(Rows from a dataset)
■ ■ ■ ■ ■
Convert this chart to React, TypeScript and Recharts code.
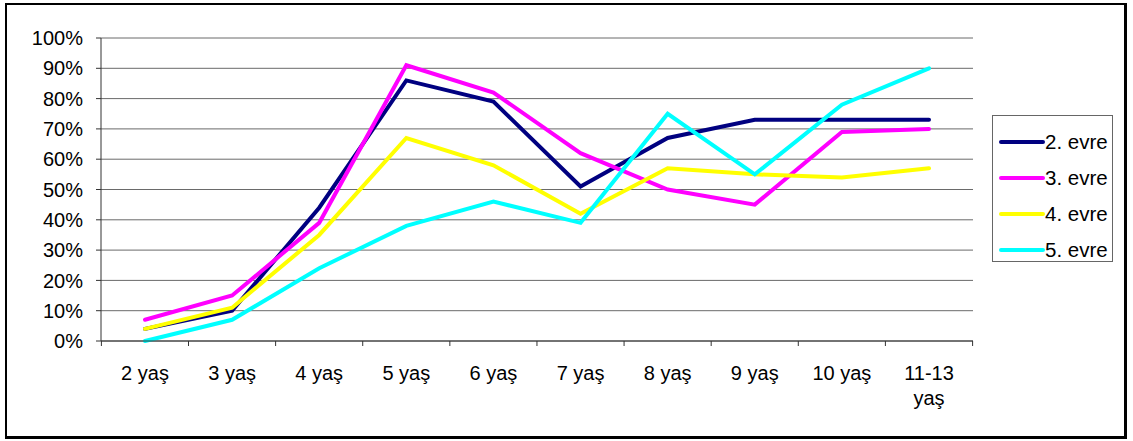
import React from 'react';
import { LineChart, Line, XAxis, YAxis, CartesianGrid, Legend } from 'recharts';

const categories = ['2 yaş', '3 yaş', '4 yaş', '5 yaş', '6 yaş', '7 yaş', '8 yaş', '9 yaş', '10 yaş', '11-13 yaş'];
const evre2 = [4, 10, 44, 86, 79, 51, 67, 73, 73, 73];
const evre3 = [7, 15, 39, 91, 82, 62, 50, 45, 69, 70];
const evre4 = [4, 11, 35, 67, 58, 42, 57, 55, 54, 57];
const evre5 = [0, 7, 24, 38, 46, 39, 75, 55, 78, 90];
const seriesNames = ['2. evre', '3. evre', '4. evre', '5. evre'];
const seriesColors = ['#000080', '#FF00FF', '#FFFF00', '#00FFFF'];
const yTicks = [0, 10, 20, 30, 40, 50, 60, 70, 80, 90, 100];

const data = categories.map((c, i) => ({
  cat: c,
  s2: evre2[i],
  s3: evre3[i],
  s4: evre4[i],
  s5: evre5[i],
}));
const keys = ['s2', 's3', 's4', 's5'];

const FONT = '"Liberation Sans", Arial, sans-serif';
const HALF_BAND = 43.6;

const XTick = (props: any) => {
  const { x, payload, index } = props;
  const label: string = payload.value;
  let lines = [label];
  if (label.length > 6) {
    const k = label.lastIndexOf(' ');
    lines = [label.slice(0, k), label.slice(k + 1)];
  }
  const axisY = 341;
  return (
    <g>
      <line x1={x - HALF_BAND} x2={x - HALF_BAND} y1={axisY} y2={axisY + 5} stroke="#333" strokeWidth={1} />
      {index === categories.length - 1 && (
        <line x1={x + HALF_BAND} x2={x + HALF_BAND} y1={axisY} y2={axisY + 5} stroke="#333" strokeWidth={1} />
      )}
      <text x={x} y={axisY + 39} textAnchor="middle" fontFamily={FONT} fontSize={20} fill="#000">
        {lines.map((l, i) => (
          <tspan key={i} x={x} dy={i === 0 ? 0 : 25}>{l}</tspan>
        ))}
      </text>
    </g>
  );
};

const LegendContent = (props: any) => {
  const { payload } = props;
  return (
    <div style={{ width: 121, height: 147, border: '1px solid #666', boxSizing: 'border-box', background: '#fff', paddingTop: 8 }}>
      {payload.map((p: any, i: number) => (
        <div key={i} style={{ display: 'flex', alignItems: 'center', height: 36, paddingLeft: 6 }}>
          <svg width={46} height={8}>
            <line x1={2} x2={44} y1={4} y2={4} stroke={p.color} strokeWidth={4} strokeLinecap="round" />
          </svg>
          <span style={{ fontFamily: FONT, fontSize: 20.5, color: '#000', marginLeft: 0 }}>{p.value}</span>
        </div>
      ))}
    </div>
  );
};

export default function App() {
  return (
    <div style={{ position: 'absolute', left: 0, top: 0, width: 1133, height: 441, background: '#fff' }}>
      <div
        style={{
          position: 'absolute',
          left: 5,
          top: 3,
          width: 1122,
          height: 436,
          boxSizing: 'border-box',
          borderLeft: '2px solid #000',
          borderTop: '2px solid #000',
          borderRight: '3px solid #000',
          borderBottom: '3px solid #000',
        }}
      />
      <div style={{ position: 'absolute', left: 0, top: 0 }}>
        <LineChart width={1133} height={441} data={data} margin={{ top: 38, right: 39, bottom: 60, left: 0 }}>
          <CartesianGrid vertical={false} stroke="#6a6a6a" strokeWidth={1} />
          <XAxis
            dataKey="cat"
            height={40}
            padding={{ left: 44, right: 44 }}
            axisLine={{ stroke: '#333', strokeWidth: 1 }}
            tickLine={false}
            tick={<XTick />}
            interval={0}
          />
          <YAxis
            width={101}
            domain={[0, 100]}
            ticks={yTicks}
            interval={0}
            tickFormatter={(v: number) => `${v}%`}
            axisLine={{ stroke: '#333', strokeWidth: 1 }}
            tickLine={{ stroke: '#333', strokeWidth: 1 }}
            tickSize={5}
            tickMargin={13}
            tick={{ fontFamily: FONT, fontSize: 20, fill: '#000' }}
          />
          <Legend
            layout="vertical"
            align="right"
            verticalAlign="middle"
            content={<LegendContent />}
            wrapperStyle={{ position: 'absolute', left: 992, top: 115, width: 121, height: 147 }}
          />
          {keys.map((k, i) => (
            <Line
              key={k}
              type="linear"
              dataKey={k}
              name={seriesNames[i]}
              stroke={seriesColors[i]}
              strokeWidth={4}
              dot={false}
              activeDot={false}
              strokeLinecap="round"
              isAnimationActive={false}
            />
          ))}
        </LineChart>
      </div>
    </div>
  );
}
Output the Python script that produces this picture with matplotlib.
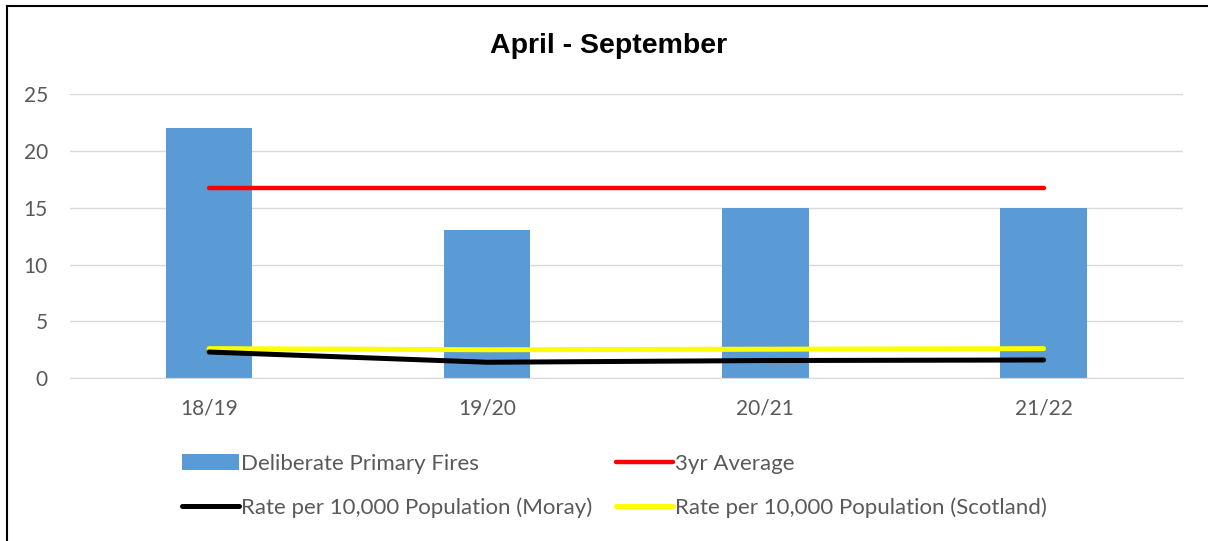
import numpy as np
import matplotlib.pyplot as plt
from matplotlib.lines import Line2D

# Дані
seasons = ["18/19", "19/20", "20/21", "21/22"]
fires = [22, 13, 15, 15]
avg_3yr = [16.7, 16.7, 16.7, 16.7]
rate_moray = [2.3, 1.4, 1.55, 1.6]
rate_scotland = [2.6, 2.5, 2.55, 2.6]

plt.rcParams['font.family'] = ['Lato', 'DejaVu Sans']

fig = plt.figure(figsize=(12.08, 5.41), dpi=100)
ax = fig.add_axes([0.058, 0.301, 0.921, 0.525])

x = np.arange(len(seasons))
bars = ax.bar(x, fires, width=0.31, color='#5b9bd5', zorder=2,
              label="Deliberate Primary Fires")
l_avg, = ax.plot(x, avg_3yr, color='#ff0000', lw=3.2, zorder=3,
                 solid_capstyle='round', label="3yr Average")
l_sc, = ax.plot(x, rate_scotland, color='#ffff00', lw=3.6, zorder=3,
                solid_capstyle='round', label="Rate per 10,000 Population (Scotland)")
l_mo, = ax.plot(x, rate_moray, color='black', lw=3.6, zorder=4,
                solid_capstyle='round', label="Rate per 10,000 Population (Moray)")

ax.set_xlim(-0.5, len(seasons) - 0.5)
ax.set_ylim(0, 25)
ax.set_yticks(range(0, 26, 5))
ax.set_xticks(x)
ax.set_xticklabels(seasons)
ax.grid(axis='y', color='#d9d9d9', lw=1, zorder=0)
ax.set_axisbelow(True)
for s in ['top', 'right', 'left']:
    ax.spines[s].set_visible(False)
ax.spines['bottom'].set_color('#d9d9d9')
ax.tick_params(length=0, labelsize=15, colors='#595959')
ax.tick_params(axis='x', pad=15)
ax.tick_params(axis='y', pad=16)

fig.text(0.504, 0.915, "April - September", ha='center', va='center',
         fontsize=20.5, fontweight='bold', family=['Liberation Sans', 'DejaVu Sans'])

fig.legend([bars, l_mo, l_avg, l_sc],
           ["Deliberate Primary Fires", "Rate per 10,000 Population (Moray)",
            "3yr Average", "Rate per 10,000 Population (Scotland)"],
           ncol=2, loc='center left', bbox_to_anchor=(0.134, 0.102),
           frameon=False, fontsize=16, labelcolor='#595959',
           handlelength=2.55, handletextpad=0.1, columnspacing=1.1,
           labelspacing=1.05)

# рамка
fig.add_artist(Line2D([0.006, 0.006], [0, 0.988], color='black', lw=1.5,
                      transform=fig.transFigure))
fig.add_artist(Line2D([0.006, 1], [0.988, 0.988], color='black', lw=1.5,
                      transform=fig.transFigure))

fig.savefig("out.png", dpi=100)
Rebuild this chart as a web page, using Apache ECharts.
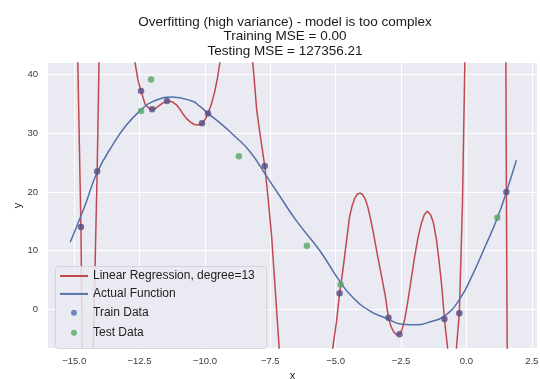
<!DOCTYPE html>
<html>
<head>
<meta charset="utf-8">
<title>Overfitting</title>
<script src="https://cdn.jsdelivr.net/npm/echarts@6/dist/echarts.min.js"></script>
<style>
  body { margin: 0; background: #fff; }
  #main { width: 540px; height: 379px; }
</style>
</head>
<body>
<div id="main"></div>
<script>
// values
var trainX = [-14.74, -14.12, -12.44, -12.02, -11.45, -10.11, -9.88, -7.71, -4.85, -2.98, -2.56, -0.84, -0.27, 1.53];
var trainY = [14.0, 23.5, 37.2, 34.1, 35.5, 31.7, 33.4, 24.4, 2.7, -1.5, -4.3, -1.7, -0.7, 20.0];

var testX = [-12.06, -12.44, -8.70, -6.10, -4.81, 1.18];
var testY = [39.2, 33.8, 26.1, 10.8, 4.2, 15.6];

// actual function
var trueX = [-15.15, -14.6, -14.12, -13.5, -13.0, -12.44, -12.0, -11.26, -10.5, -10.19, -9.88, -9.4, -8.93, -8.28, -7.63, -7.14, -6.49, -5.61, -4.85, -4.35, -3.7, -3.05, -2.44, -1.9, -1.41, -0.84, -0.27, 0.23, 0.7, 1.18, 1.53, 1.91];
var trueY = [11.4, 17.5, 23.3, 28.2, 31.4, 34.0, 35.4, 36.2, 35.5, 34.6, 33.4, 31.7, 29.8, 26.9, 22.6, 19.3, 15.0, 10.0, 4.8, 2.0, -0.3, -1.6, -2.6, -2.7, -2.2, -1.2, 1.6, 5.8, 10.5, 15.5, 20.0, 25.4];

// degree-13 fit (values past the frame are clipped)
var fitX = [-15.0, -14.86, -14.74, -14.69, -14.5, -14.27, -14.12, -14.05, -13.4,
  -12.67, -12.56, -12.44, -12.29, -12.15, -12.02, -11.9, -11.79, -11.6, -11.45, -11.26, -11.1, -10.95, -10.84, -10.7, -10.55, -10.4, -10.25, -10.11, -10.0, -9.88, -9.75, -9.62, -9.52, -9.43,
  -8.8, -8.17, -8.1, -8.02, -7.88, -7.71, -7.58, -7.45, -7.16, -6.1,
  -5.11, -4.96, -4.85, -4.75, -4.66, -4.56, -4.47, -4.37, -4.27, -4.17, -4.08, -3.98, -3.88, -3.78, -3.68, -3.57, -3.46, -3.35, -3.24, -3.1, -2.98, -2.88, -2.78, -2.67, -2.56, -2.47, -2.36, -2.25, -2.12, -1.98, -1.85, -1.72, -1.61, -1.49, -1.37, -1.26, -1.15, -1.05, -0.94, -0.84, -0.72,
  -0.55, -0.38, -0.27, -0.15, -0.06, 0.7, 1.45, 1.51, 1.53, 1.56, 1.7];
var fitY = [110, 42, 14.0, -8, -60, -6.6, 23.5, 42, 120,
  42, 39.1, 37.2, 35.0, 34.3, 34.1, 34.2, 34.6, 35.2, 35.5, 35.4, 34.9, 34.1, 33.3, 32.5, 31.9, 31.5, 31.4, 31.7, 32.3, 33.4, 35.0, 37.2, 39.4, 42,
  70, 42, 38.5, 34.0, 29.5, 24.4, 18.8, 12.5, -6.6, -60,
  -6.6, -1.9, 2.7, 5.8, 8.9, 12.5, 15.7, 17.6, 18.9, 19.6, 19.8, 19.6, 18.9, 17.6, 15.7, 13.3, 10.6, 8.0, 5.5, 2.2, -1.5, -3.0, -3.9, -4.4, -4.3, -3.6, -1.8, 1.0, 4.8, 8.9, 12.2, 14.7, 16.1, 16.7, 16.1, 14.7, 12.0, 8.4, 3.8, -1.7, -6.6,
  -40, -6.6, -0.7, 18, 42, 200, 200, 42, 20.0, -6.6, -80];

var xTicks = [-15, -12.5, -10, -7.5, -5, -2.5, 0, 2.5];
var yTicks = [0, 10, 20, 30, 40];

function pairs(xs, ys) {
  return xs.map(function (x, i) { return [x, ys[i]]; });
}
function fmtX(v) { return v.toFixed(1).replace('-', '\u2212'); }
function fmtY(v) { return String(v).replace('-', '\u2212'); }

var font = 'Liberation Sans, Arial, sans-serif';
// small dot centred in a 28x14 box (the lone moves fix the box size)
var dotIcon = 'path://M0,0M28,14M11,7a3,3 0 1,0 6,0a3,3 0 1,0 -6,0Z';

var chart = echarts.init(document.getElementById('main'), null, { renderer: 'canvas' });

chart.setOption({
  animation: false,
  backgroundColor: '#ffffff',
  title: {
    text: 'Overfitting (high variance) - model is too complex\nTraining MSE = 0.00\nTesting MSE = 127356.21',
    left: 285,
    top: 15,
    textAlign: 'center',
    padding: 0,
    textStyle: { fontFamily: font, fontSize: 13.5, fontWeight: 'normal', color: '#1a1a1a', lineHeight: 14.5 }
  },
  grid: {
    left: 48, right: 3, top: 63, bottom: 31,
    outerBoundsMode: 'none',
    containLabel: false,
    show: true, backgroundColor: '#eaeaf2', borderWidth: 0
  },
  graphic: [{
    type: 'rect',
    left: 55, top: 266, z: 5,
    shape: { width: 211, height: 82, r: 3 },
    style: { fill: 'rgba(234,234,242,0.85)', stroke: '#d4d4dc', lineWidth: 1 }
  }],
  legend: {
    data: [
      { name: 'Linear Regression, degree=13', itemStyle: { opacity: 0 } },
      { name: 'Actual Function', itemStyle: { opacity: 0 } },
      { name: 'Train Data', icon: dotIcon, itemStyle: { color: '#4c72b0' } },
      { name: 'Test Data', icon: dotIcon, itemStyle: { color: '#55a868' } }
    ],
    orient: 'vertical',
    left: 59, top: 270, z: 6,
    padding: 0,
    itemWidth: 28, itemHeight: 14, itemGap: 5.9,
    textStyle: { fontFamily: font, fontSize: 12, color: '#222' }
  },
  xAxis: {
    type: 'value',
    min: -16.0, max: 2.7,
    name: 'x', nameLocation: 'middle', nameGap: 21,
    nameTextStyle: { fontFamily: font, fontSize: 11, color: '#222' },
    axisLine: { show: false },
    axisTick: { show: false, customValues: xTicks },
    axisLabel: { customValues: xTicks, formatter: fmtX, margin: 8, fontFamily: font, fontSize: 9.5, color: '#3a3a3a' },
    splitLine: { show: true, lineStyle: { color: '#ffffff', width: 1 } }
  },
  yAxis: {
    type: 'value',
    min: -6.65, max: 42,
    name: 'y', nameLocation: 'middle', nameGap: 25,
    nameMoveOverlap: false,
    nameTextStyle: { fontFamily: font, fontSize: 11, color: '#222' },
    axisLine: { show: false },
    axisTick: { show: false, customValues: yTicks },
    axisLabel: { customValues: yTicks, formatter: fmtY, margin: 10, fontFamily: font, fontSize: 9.5, color: '#3a3a3a' },
    splitLine: { show: true, lineStyle: { color: '#ffffff', width: 1 } }
  },
  series: [{
    name: 'Linear Regression, degree=13',
    type: 'line',
    data: pairs(fitX, fitY),
    symbol: 'none',
    smooth: false,
    clip: true,
    color: '#c44e52',
    lineStyle: { color: '#c0494f', width: 1.5 },
    z: 2
  }, {
    name: 'Actual Function',
    type: 'line',
    data: pairs(trueX, trueY),
    symbol: 'none',
    smooth: true,
    clip: true,
    color: '#4c72b0',
    lineStyle: { color: '#5470a6', width: 1.5 },
    z: 3
  }, {
    name: 'Train Data',
    type: 'scatter',
    data: pairs(trainX, trainY),
    symbolSize: 6.5,
    itemStyle: { color: '#544b80' },
    z: 4
  }, {
    name: 'Test Data',
    type: 'scatter',
    data: pairs(testX, testY),
    symbolSize: 6.5,
    itemStyle: { color: '#55a868' },
    z: 4
  }]
});
</script>
</body>
</html>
■ ■ ■ ■ ■
=== Instruction ===
How many lines in the records above contain the word "React"? Give only the number.

=== Written response ===
2